Later on, I lost track of Colan, partially because I drifted away from Daredevil when Don Heck took over the art, and partially because the ‘80s weren’t an inspired decade for Colan. (I sampled a number of his DC projects—Night Force, Wonder Woman, Nathaniel Dusk—but they underwhelmed me then and they underwhelm me now.) Also, my tastes underwent a seismic shift when I discovered Kurtzman and Krigstein, two masters of panel layouts and silent storytelling. Everyone knows the final page of Krigstein’s “Master Race,” with time sliced as Reissman falls on the subway tracks, but I was just as impressed with a page from Two Fisted Tales #23 (October 1951), where Kurtzman’s breakdowns adroitly create suspense by alternating between a jeep driving away from a cannon barrage, and the gun muzzle blasting shells at the escaping infantrymen. Compared to Kurtzman and Krigstein’s precision, Colan’s layouts seemed sloppy and indistinct, as if he’d draw a page as a full-page splash first, and then drop in the panel borders after the fact.

Recently, though, I’ve had occasion to revisit Colan’s art while reading the Dark House Archive editions of the Warren magazines Creepy and Eerie, and I like it better now. Colan’s layouts are often odd, but not arbitrarily so: the jagged Expressionism of his panels often serves a narrative purpose. “A Matter of Routine!” (Eerie #5, September 1966) begins with a Man-in-the Gray Flannel Suit leaving his workplace, riding the train home, and struggling with existential ennui (click to enlarge):

Even though the content of the story emphasizes George Simmons’ boredom, the panels slant on the horizontal axis, blossoming into irregular shapes that hint at an off-kilter world just beyond Simmons’ field of perception. These irregular shapes continue on page two of the story:

The shape of the final panel of page two—the way it expands to take up a significant portion of the right margin—pulls us into the story’s only splash, as Simmons enters the Land of the Dead:

So Colan’s crazy canted angles appropriately guide us into a crazy world, and “A Matter of Routine!” becomes a felicitous blend of subject and form.

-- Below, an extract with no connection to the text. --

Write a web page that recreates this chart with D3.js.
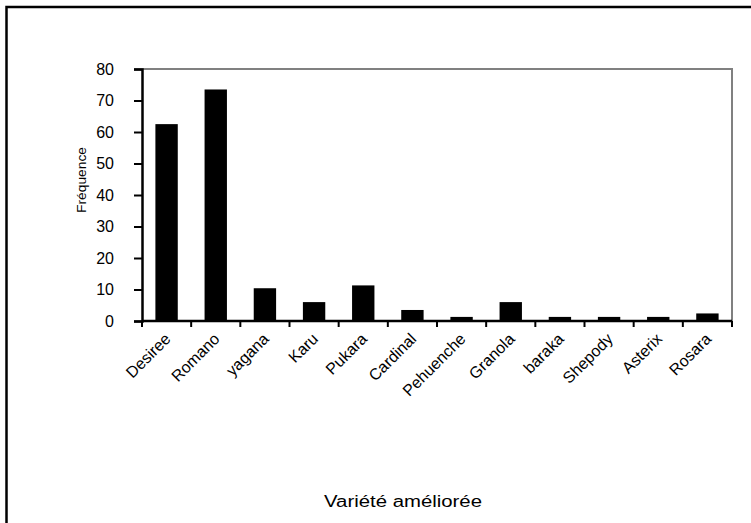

Maybe I’m nattering about “A Matter of Routine!” because the story also seems like a perfect metaphor for the artistic predicament of the comics artists of Colan’s generation. After Simmons is brought to the Land of the Dead, he is tortured by demons, one of whom opens a ledger and discovers a celestial clerical error: Simmons is still alive. As a result, Simmons is sent back to Earth (“…we’ll have him for good soon enough!”) and the tale ends with him unlocking his front door once again. (You can read the whole story online here.) All seemingly returns to normal, though the story’s final caption destabilizes any abiding sense of “normalcy”:

You freeze with your hand on the key, suddenly afraid to move…it’s just your house, only your house behind that door…or is it? You can never be sure…and for the rest of your life, opening your front door, if ever you open it again, can never be…a matter of routine!

I don’t mean to be tasteless by discussing a story involving “the Land of the Dead” so soon after Colan’s own death, but routine, and the avoidance of routine, was undoubtedly central to the careers of the dozens of Silver Age mainstream comics artists. These artists were expected to churn out pages, meet onerous deadlines, and negotiate with a baroque gauntlet of writers and editors, just to earn a rotten pay rate and toil in a culture industry reviled by tastemakers and highbrow critics. Given these conditions, it’s no wonder that many of these artists became hacks, and their art became routine.

But today’s pop-cult historiographers sift through reams of lousy comics to re-discover those cartoonists who challenged the business-as-usual ethos, who avoided aesthetic routine despite the many onerous burdens of their trade, and Colan was, at least in the early part of his career, one of these cartoonists. He cared enough–was bothered by demons of self-expression, or perhaps just took inordinate pride in his art–to forge a swirly, shady, unique style, and drew for such idiosyncratic companies as E.C. and Warren, and that’s why I celebrate his life and achievements now.